* Begin Supplied material *

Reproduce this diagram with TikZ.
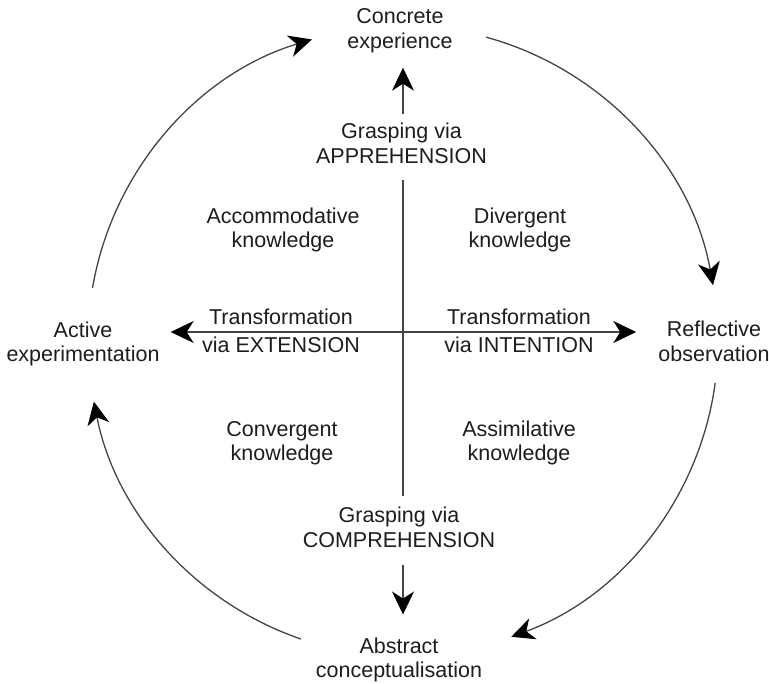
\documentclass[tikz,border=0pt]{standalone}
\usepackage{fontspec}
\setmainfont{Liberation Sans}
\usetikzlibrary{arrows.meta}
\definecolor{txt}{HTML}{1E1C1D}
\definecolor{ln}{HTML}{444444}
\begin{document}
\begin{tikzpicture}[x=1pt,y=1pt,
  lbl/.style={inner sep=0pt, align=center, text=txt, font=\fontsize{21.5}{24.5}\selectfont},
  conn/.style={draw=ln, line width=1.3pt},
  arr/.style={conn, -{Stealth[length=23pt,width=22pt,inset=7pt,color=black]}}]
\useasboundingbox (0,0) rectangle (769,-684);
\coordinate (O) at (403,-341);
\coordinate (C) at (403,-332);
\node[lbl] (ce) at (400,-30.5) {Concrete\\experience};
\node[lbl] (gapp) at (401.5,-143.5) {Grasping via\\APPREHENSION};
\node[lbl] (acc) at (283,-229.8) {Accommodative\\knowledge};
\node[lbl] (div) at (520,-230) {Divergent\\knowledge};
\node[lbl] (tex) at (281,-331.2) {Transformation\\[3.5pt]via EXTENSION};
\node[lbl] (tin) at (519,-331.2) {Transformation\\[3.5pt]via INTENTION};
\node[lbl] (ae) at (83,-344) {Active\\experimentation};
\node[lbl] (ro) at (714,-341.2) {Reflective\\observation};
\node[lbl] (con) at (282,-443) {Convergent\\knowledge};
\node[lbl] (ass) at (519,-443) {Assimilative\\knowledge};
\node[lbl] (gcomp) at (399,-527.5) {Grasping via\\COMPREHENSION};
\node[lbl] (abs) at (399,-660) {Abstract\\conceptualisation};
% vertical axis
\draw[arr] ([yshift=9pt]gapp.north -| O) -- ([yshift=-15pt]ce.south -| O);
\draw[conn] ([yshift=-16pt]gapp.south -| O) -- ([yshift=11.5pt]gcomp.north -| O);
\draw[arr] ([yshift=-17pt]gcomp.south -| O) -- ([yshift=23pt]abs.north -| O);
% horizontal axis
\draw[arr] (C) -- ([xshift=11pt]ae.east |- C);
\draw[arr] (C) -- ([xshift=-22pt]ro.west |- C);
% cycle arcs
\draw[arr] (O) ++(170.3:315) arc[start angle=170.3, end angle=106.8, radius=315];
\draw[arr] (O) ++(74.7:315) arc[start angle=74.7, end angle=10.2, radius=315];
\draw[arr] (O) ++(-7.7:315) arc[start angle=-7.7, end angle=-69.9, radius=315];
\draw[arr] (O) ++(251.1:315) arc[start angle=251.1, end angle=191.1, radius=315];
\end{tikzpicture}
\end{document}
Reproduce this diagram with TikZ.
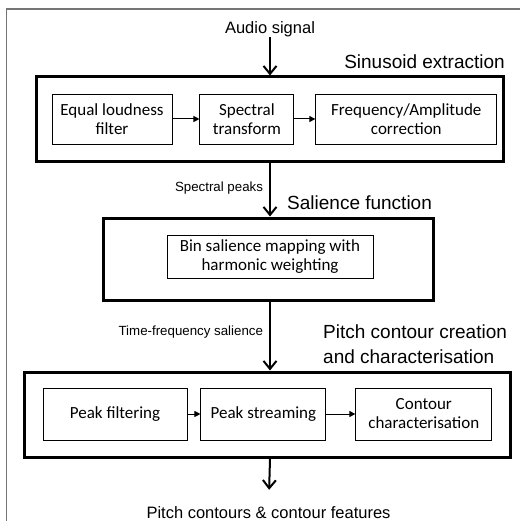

* End Supplied material *

- Written request -
Each line of the data is to be duplicated exactly; pictures stay out of the copy.

- Complete response -
Reproduce this diagram with TikZ.
\documentclass[tikz,border=0pt]{standalone}
\usepackage{fontspec}
\setmainfont{Liberation Sans}
\usetikzlibrary{arrows.meta}
\definecolor{txt}{HTML}{1E1C1D}
\definecolor{ln}{HTML}{444444}
\begin{document}
\begin{tikzpicture}[x=1pt,y=1pt,
  lbl/.style={inner sep=0pt, align=center, text=txt, font=\fontsize{21.5}{24.5}\selectfont},
  conn/.style={draw=ln, line width=1.3pt},
  arr/.style={conn, -{Stealth[length=23pt,width=22pt,inset=7pt,color=black]}}]
\useasboundingbox (0,0) rectangle (769,-684);
\coordinate (O) at (403,-341);
\coordinate (C) at (403,-332);
\node[lbl] (ce) at (400,-30.5) {Concrete\\experience};
\node[lbl] (gapp) at (401.5,-143.5) {Grasping via\\APPREHENSION};
\node[lbl] (acc) at (283,-229.8) {Accommodative\\knowledge};
\node[lbl] (div) at (520,-230) {Divergent\\knowledge};
\node[lbl] (tex) at (281,-331.2) {Transformation\\[3.5pt]via EXTENSION};
\node[lbl] (tin) at (519,-331.2) {Transformation\\[3.5pt]via INTENTION};
\node[lbl] (ae) at (83,-344) {Active\\experimentation};
\node[lbl] (ro) at (714,-341.2) {Reflective\\observation};
\node[lbl] (con) at (282,-443) {Convergent\\knowledge};
\node[lbl] (ass) at (519,-443) {Assimilative\\knowledge};
\node[lbl] (gcomp) at (399,-527.5) {Grasping via\\COMPREHENSION};
\node[lbl] (abs) at (399,-660) {Abstract\\conceptualisation};
% vertical axis
\draw[arr] ([yshift=9pt]gapp.north -| O) -- ([yshift=-15pt]ce.south -| O);
\draw[conn] ([yshift=-16pt]gapp.south -| O) -- ([yshift=11.5pt]gcomp.north -| O);
\draw[arr] ([yshift=-17pt]gcomp.south -| O) -- ([yshift=23pt]abs.north -| O);
% horizontal axis
\draw[arr] (C) -- ([xshift=11pt]ae.east |- C);
\draw[arr] (C) -- ([xshift=-22pt]ro.west |- C);
% cycle arcs
\draw[arr] (O) ++(170.3:315) arc[start angle=170.3, end angle=106.8, radius=315];
\draw[arr] (O) ++(74.7:315) arc[start angle=74.7, end angle=10.2, radius=315];
\draw[arr] (O) ++(-7.7:315) arc[start angle=-7.7, end angle=-69.9, radius=315];
\draw[arr] (O) ++(251.1:315) arc[start angle=251.1, end angle=191.1, radius=315];
\end{tikzpicture}
\end{document}
Reproduce this diagram with TikZ.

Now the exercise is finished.